||Butch Cassidy and the Sundance Kid
1969 - PG - 110 Mins.
|Director: George Roy Hill|
|Producer: John Foreman|
|Written By: William Goldman|
|Starring: Paul Newman, Robert Redford, Katharine Ross, Strother Martin, Henry Jones |
|Review by: John Ulmer
Warning, this review contains some spoilers!
There is a wonderful scene in George Roy Hill's western classic "Butch Cassidy and the Sundance Kid" (1969) that is particularly noteworthy: The ending of the film. It is one of the best climactic finales I have ever seen on film.
Instead of showing two men we have come to like throughout the course of the film get brutally killed on-screen, director Hill freeze-frames Butch (Paul Newman) and The Sundance Kid (Robert Redford) as they flee their safe house in Bolivia. Indeed, had we been shown a bloodbath like so many other lesser directors might employ, the film's lasting effect on its audience would be somewhat dulled.
But Hill is smart enough to keep "Butch Cassidy and the Sundance Kid" sweet, tender, likable and thoroughly enjoyable. No unnecessary scenes are in this film--from beginning to end it is a heartfelt tale of two amiable criminals who rob banks and trains as part of their job. It's never a personal thing for them. It's just their job, and to show them go down in a haze of violent glory would be somewhat pointless and exploitive.
Now, I don't know if the real Butch Cassidy and Sundance Kid were as nice as Newman and Redford portray them (Sundance's sister seemed to think so during the filming of the movie), but they have to be the most likable and nicest screen criminals I've ever seen. When faced with a scared, stubborn guard aboard a train, they treat him nicely and ask him to move out of the way as they blow apart the outside of a vault. How humorously ironic the movie is, and how joyful its tenderness towards its characters remains after all these years.
Everyone knows the story by now: Butch Cassidy and the Sundance Kid once ruled the west with their Hole-in-the-Wall Gang. But after a sort of mutiny within their gang, Butch and Sundance decide to split into a separate union and act out their unspeakable crimes on their own. We see them rob trains, banks, and so on. But that's not the point of the movie; the real point is their friendship and carefree manner, even in the heart of danger.

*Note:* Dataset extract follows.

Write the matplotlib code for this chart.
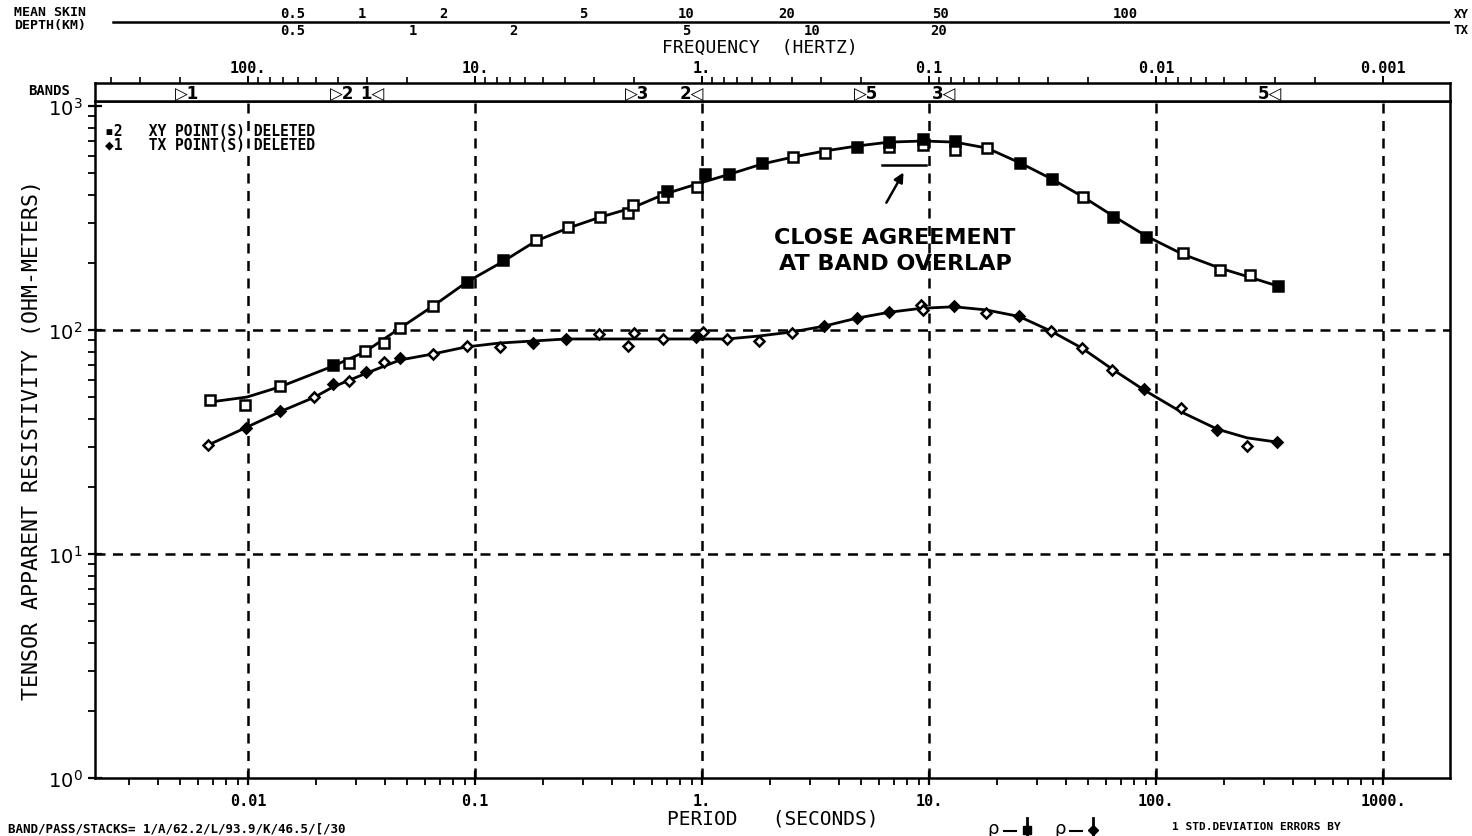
import matplotlib
matplotlib.use('Agg')
import matplotlib.pyplot as plt
import matplotlib.transforms as mtransforms
from matplotlib.ticker import FixedLocator, FixedFormatter, NullFormatter
from matplotlib.lines import Line2D
import numpy as np

# XY apparent resistivity (squares): period (s), rho (ohm-m), filled symbol flag
xy_period = [0.0068, 0.0097, 0.0138, 0.0237, 0.0278, 0.0327, 0.0397, 0.0468, 0.0654, 0.0923,
             0.133, 0.186, 0.257, 0.356, 0.472, 0.497, 0.673, 0.701, 0.951, 1.03,
             1.31, 1.84, 2.52, 3.48, 4.82, 6.67, 6.67, 9.42, 9.42, 13.0,
             13.0, 18.0, 25.2, 34.8, 47.7, 64.7, 90.4, 131, 191, 259, 345]
xy_rho = [48.7, 46.2, 56.2, 69.8, 71.3, 80.6, 87.5, 102, 128, 164,
          205, 252, 288, 319, 333, 361, 393, 417, 435, 497,
          497, 557, 592, 617, 656, 690, 656, 713, 670, 698,
          637, 649, 557, 472, 393, 319, 260, 221, 185, 176, 157]
xy_filled = [0, 0, 0, 1, 0, 0, 0, 0, 0, 1,
             1, 0, 0, 0, 0, 0, 0, 1, 0, 1,
             1, 1, 0, 0, 1, 1, 0, 1, 0, 1,
             0, 0, 1, 1, 0, 1, 1, 0, 0, 0, 1]

# TX apparent resistivity (diamonds)
tx_period = [0.00667, 0.0098, 0.0138, 0.0195, 0.0237, 0.0278, 0.0331, 0.0397, 0.0468, 0.0654,
             0.0923, 0.129, 0.180, 0.252, 0.352, 0.472, 0.501, 0.673, 0.942, 1.01,
             1.29, 1.78, 2.49, 3.44, 4.82, 6.67, 9.22, 9.4, 12.9, 17.8,
             24.9, 34.4, 47.2, 64, 88.5, 129, 186, 252, 341]
tx_rho = [30.7, 36.5, 43.5, 50.2, 57.4, 59.2, 64.9, 72, 75, 78.2,
          84.9, 84, 87.5, 91.2, 96, 84.9, 97, 91.2, 93, 98,
          91.2, 89.3, 97, 104, 113, 120, 129, 123, 128, 119,
          115, 99, 83, 66.3, 54.6, 44.9, 35.8, 30.4, 31.6]
tx_filled = [0, 1, 1, 0, 1, 0, 1, 0, 1, 0,
             0, 0, 1, 1, 0, 0, 0, 0, 1, 0,
             0, 0, 0, 1, 1, 1, 0, 0, 1, 0,
             1, 0, 0, 0, 1, 0, 1, 0, 1]

# smooth model curves
xy_fit_period = [0.00681, 0.0099, 0.0138, 0.0237, 0.0327, 0.0468, 0.0654, 0.0923, 0.1316, 0.186,
                 0.257, 0.356, 0.492, 0.687, 0.98, 1.33, 1.84, 2.52, 3.48, 4.82,
                 6.67, 9.42, 13.0, 18.0, 25.2, 34.8, 47.7, 64.7, 90.4, 131, 191, 259, 345]
xy_fit_rho = [47.7, 50.2, 55.7, 69.0, 79.8, 102, 128, 164, 201, 250,
              285, 319, 351, 405, 453, 497, 551, 592, 630, 663,
              690, 698, 690, 649, 557, 472, 393, 323, 263, 218, 189, 172, 157]
tx_fit_period = [0.0067, 0.0097, 0.0138, 0.0197, 0.0237, 0.0334, 0.0468, 0.0654, 0.0912, 0.129,
                 0.180, 0.252, 0.673, 1.02, 1.29, 1.78, 2.49, 3.44, 4.82, 6.67,
                 9.22, 12.9, 17.8, 24.9, 34.4, 47.2, 64, 88.5, 129, 186, 252, 341]
tx_fit_rho = [30.7, 36.5, 43.1, 50.2, 55.7, 64.3, 73.5, 78.2, 84, 87.5,
              89.3, 91.2, 91.2, 91.2, 91.2, 94, 98, 104, 113, 120,
              125, 127, 123, 115, 99, 83, 67, 54, 43.1, 36.1, 33, 31.6]

# period tick labels (bottom) and frequency tick labels (top)
period_ticks = [0.01, 0.1, 1, 10, 100, 1000]
period_labels = ['0.01', '0.1', '1.', '10.', '100.', '1000.']
freq_labels = ['100.', '10.', '1.', '0.1', '0.01', '0.001']

# band start / end markers along the period axis
band_marks = [(0.00538, '\u25b71'), (0.0259, '\u25b72'), (0.0352, '1\u25c1'),
              (0.518, '\u25b73'), (0.904, '2\u25c1'), (5.27, '\u25b75'),
              (11.7, '3\u25c1'), (318, '5\u25c1')]

# mean skin depth scale (km) placed at the periods where it is reached
skin_xy = [(0.0158, '0.5'), (0.0318, '1'), (0.0723, '2'), (0.299, '5'),
           (0.851, '10'), (2.37, '20'), (11.2, '50'), (72.9, '100')]
skin_tx = [(0.0158, '0.5'), (0.0533, '1'), (0.147, '2'), (0.851, '5'),
           (3.05, '10'), (11.0, '20')]

W, H = 1472, 837
MONO = 'DejaVu Sans Mono'
XLIM = (0.00212, 1972)

fig = plt.figure(figsize=(W / 100, H / 100), dpi=100)

def fx(px):
    return px / W

def fy(py):
    return 1 - py / H

# ---- main plot ----
ax = fig.add_axes([fx(95), fy(779), fx(1450) - fx(95), fy(102) - fy(779)])
ax.set_xscale('log')
ax.set_yscale('log')
ax.set_xlim(*XLIM)
ax.set_ylim(1, 1053)

ax.plot(xy_fit_period, xy_fit_rho, color='k', lw=2.0, zorder=2)
ax.plot(tx_fit_period, tx_fit_rho, color='k', lw=2.0, zorder=2)

xp, xr, xf = np.array(xy_period), np.array(xy_rho), np.array(xy_filled, dtype=bool)
tp, tr, tf = np.array(tx_period), np.array(tx_rho), np.array(tx_filled, dtype=bool)
ax.plot(xp[~xf], xr[~xf], 's', ms=6.5, mfc='white', mec='k', mew=1.8, zorder=3)
ax.plot(xp[xf], xr[xf], 's', ms=6.5, mfc='k', mec='k', mew=1.8, zorder=3)
ax.plot(tp[~tf], tr[~tf], 'D', ms=5.5, mfc='white', mec='k', mew=1.8, zorder=3)
ax.plot(tp[tf], tr[tf], 'D', ms=5.5, mfc='k', mec='k', mew=1.8, zorder=3)

# dashed decade grid
for p in period_ticks:
    ax.axvline(p, color='k', lw=1.8, ls=(0, (4, 3)), zorder=1)
for r in [10, 100]:
    ax.axhline(r, color='k', lw=1.8, ls=(0, (4, 3)), zorder=1)

ax.xaxis.set_major_locator(FixedLocator(period_ticks))
ax.xaxis.set_major_formatter(FixedFormatter(period_labels))
ax.xaxis.set_minor_formatter(NullFormatter())
ax.set_yticks([1, 10, 100, 1000])
ax.set_yticklabels(['$10^0$', '$10^1$', '$10^2$', '$10^3$'])
ax.yaxis.set_minor_formatter(NullFormatter())
ax.tick_params(which='major', direction='inout', length=10, width=1.6)
ax.tick_params(which='minor', direction='out', length=5, width=1.3)
ax.tick_params(axis='x', labelsize=11, pad=6)
ax.tick_params(axis='y', labelsize=14, pad=4)
for lab in ax.get_xticklabels():
    lab.set_family(MONO)
    lab.set_weight('bold')
for s in ax.spines.values():
    s.set_linewidth(1.8)

ax.set_xlabel('PERIOD   (SECONDS)', family=MONO, fontsize=14, labelpad=0)
ax.set_ylabel('TENSOR APPARENT RESISTIVITY (OHM-METERS)', family=MONO, fontsize=15.5,
              labelpad=4)

# annotation of the overlap between bands
ax.plot([6.21, 9.7], [546, 546], color='k', lw=1.8)
ax.annotate('', xy=(7.83, 518), xytext=(6.4, 361),
            arrowprops=dict(arrowstyle='-|>', color='k', lw=1.8, mutation_scale=14))
fig.text(fx(895), fy(251), 'CLOSE AGREEMENT\nAT BAND OVERLAP', ha='center', va='center',
         family='DejaVu Sans', weight='bold', fontsize=16, linespacing=1.4)

fig.text(fx(105), fy(131), '\u25aa2   XY POINT(S) DELETED', family=MONO, weight='bold',
         fontsize=10.5, va='center')
fig.text(fx(105), fy(145), '\u25c61   TX POINT(S) DELETED', family=MONO, weight='bold',
         fontsize=10.5, va='center')

# ---- band strip with frequency scale on top ----
axb = fig.add_axes([fx(95), fy(102), fx(1450) - fx(95), fy(84) - fy(102)])
axb.set_xscale('log')
axb.set_xlim(*XLIM)
axb.set_yticks([])
axb.xaxis.set_ticks_position('top')
axb.xaxis.set_major_locator(FixedLocator(period_ticks))
axb.xaxis.set_major_formatter(FixedFormatter(freq_labels))
freq_minor = [1.0 / (k * 10.0 ** n) for n in range(-3, 3) for k in range(2, 10)]
axb.xaxis.set_minor_locator(FixedLocator(freq_minor))
axb.xaxis.set_minor_formatter(NullFormatter())
axb.tick_params(which='major', direction='out', length=5, width=1.4, labelsize=11, pad=1)
axb.tick_params(which='minor', direction='out', length=4, width=1.2)
for lab in axb.get_xticklabels():
    lab.set_family(MONO)
    lab.set_weight('bold')
for s in axb.spines.values():
    s.set_linewidth(1.8)
trans = mtransforms.blended_transform_factory(axb.transData, axb.transAxes)
for p, lab in band_marks:
    axb.text(p, 0.45, lab, transform=trans, ha='center', va='center',
             family='DejaVu Sans', fontsize=12, weight='bold')
fig.text(fx(28), fy(91), 'BANDS', family=MONO, weight='bold', fontsize=10, va='center')

fig.text(fx(760), fy(48), 'FREQUENCY  (HERTZ)', family=MONO, fontsize=13,
         ha='center', va='center')

# ---- mean skin depth scale ----
axs = fig.add_axes([fx(95), fy(40), fx(1450) - fx(95), fy(5) - fy(40)])
axs.set_xscale('log')
axs.set_xlim(*XLIM)
axs.set_ylim(0, 1)
axs.axis('off')
axs.axhline(0.5, xmin=(113 - 95) / 1355, xmax=1.0, color='k', lw=1.8)
for p, lab in skin_xy:
    axs.text(p, 0.55, lab, ha='center', va='bottom', family=MONO, weight='bold', fontsize=10)
for p, lab in skin_tx:
    axs.text(p, 0.47, lab, ha='center', va='top', family=MONO, weight='bold', fontsize=10)
axs.text(1.008, 0.55, 'XY', transform=axs.transAxes, ha='center', va='bottom',
         family=MONO, weight='bold', fontsize=9)
axs.text(1.008, 0.47, 'TX', transform=axs.transAxes, ha='center', va='top',
         family=MONO, weight='bold', fontsize=9)
fig.text(fx(14), fy(12), 'MEAN SKIN', family=MONO, weight='bold', fontsize=9.5, va='center')
fig.text(fx(14), fy(26), 'DEPTH(KM)', family=MONO, weight='bold', fontsize=9.5, va='center')

# ---- footer ----
fig.text(fx(8), fy(829), 'BAND/PASS/STACKS= 1/A/62.2/L/93.9/K/46.5/[/30', family=MONO,
         weight='bold', fontsize=9, va='center')
fig.text(fx(993), fy(829), '\u03c1', fontsize=13, ha='center', va='center')
fig.text(fx(1060), fy(829), '\u03c1', fontsize=13, ha='center', va='center')
fig.add_artist(Line2D([fx(1004), fx(1016)], [fy(832), fy(832)], color='k', lw=1.5))
fig.add_artist(Line2D([fx(1070), fx(1082)], [fy(832), fy(832)], color='k', lw=1.5))
fig.add_artist(Line2D([fx(1027), fx(1027)], [fy(819), fy(836)], color='k', lw=2))
fig.add_artist(Line2D([fx(1093), fx(1093)], [fy(819), fy(836)], color='k', lw=2))
fig.add_artist(Line2D([fx(1027)], [fy(831)], marker='s', ms=6, color='k'))
fig.add_artist(Line2D([fx(1093)], [fy(831)], marker='D', ms=5, color='k'))
fig.text(fx(1172), fy(827), '1 STD.DEVIATION ERRORS BY', family=MONO, weight='bold',
         fontsize=8, va='center')

fig.savefig('out.png', dpi=100)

Yes, they were some of the most successful train and bank robbers in the history of the world. And yes, this story chronicles their lives as the law moves in on them and they move to Mexico, where they eventually went straight and tried to start their lives over. But the movie doesn't succeed in its narrative as much as it does in the chemistry between its two stars, Newman and Redford, who are arguably two of the best on-screen actors of all time. (Their names were so bankable at the time that they reunited four years later for "The Sting," which many people consider a superior movie.)
George Roy Hill's adaptation of Butch and Sundance's life is a novel one indeed. It is held together by Oscar-winner William Goldman's smart script. Goldman, undoubtedly a terrific screenwriter ("The Princess Bride," "Misery") seemed to have gone for a more lightweight, happy edge to the film, versus the hard one he might have employed. It works splendidly.
More than anything else, "Butch Cassidy and the Sundance Kid" is a comedy as opposed to a western. Sure, there's the occasional heist or "stick-up," but the film's primary focus is on its characters and their humorous ironic adventures, which makes it funnier than most westerns and more exciting than most comedies. (The scene where we realize Sundance's amazing gun skills stands as one of American cinema's greatest-ever moments.)
The role of Butch, originally offered to Warren Beatty (who turned the role down for "The Only Game in Town," one of the biggest flops in the history of cinema), is a fine one; when Newman finally signed on, he was actually cast as Sundance and Redford accepted the role of Butch. But prior to filming Newman suggested they switch characters and the agreement was mutual. I think that they both knew early on they were meant for the roles that they would eventually make so famous.
The two actors are indeed cast perfectly, rising above the material and making us believe they are true pals till the end. Like Neal Page and Del Griffith or Felix Ungar and Oscar Madison, we can sense that these two men are true friends through the celluloid. That's always the indication of a truly amazing film.
"Butch Cassidy and the Sundance Kid" isn't exactly a western, but more of an adventure-packed comedy. It's an adventure about two guys who used to rule the west, and died after they tried to go straight. A film that takes a look at the lives of these two men and puts it on film. A great film told with style, wit, great acting and some terrific irony. And of all the lines in the history of American cinema, one stands out quite clearer than most, and not for any particular reason at all. It doesn't exactly relate to our lives like most famous passages. It isn't as witty as Orson Welles' cuckoo clock speech in "The Third Man." We just all like it, and we're not sure why.
"You keep thinkin', Butch. That's what you're good at."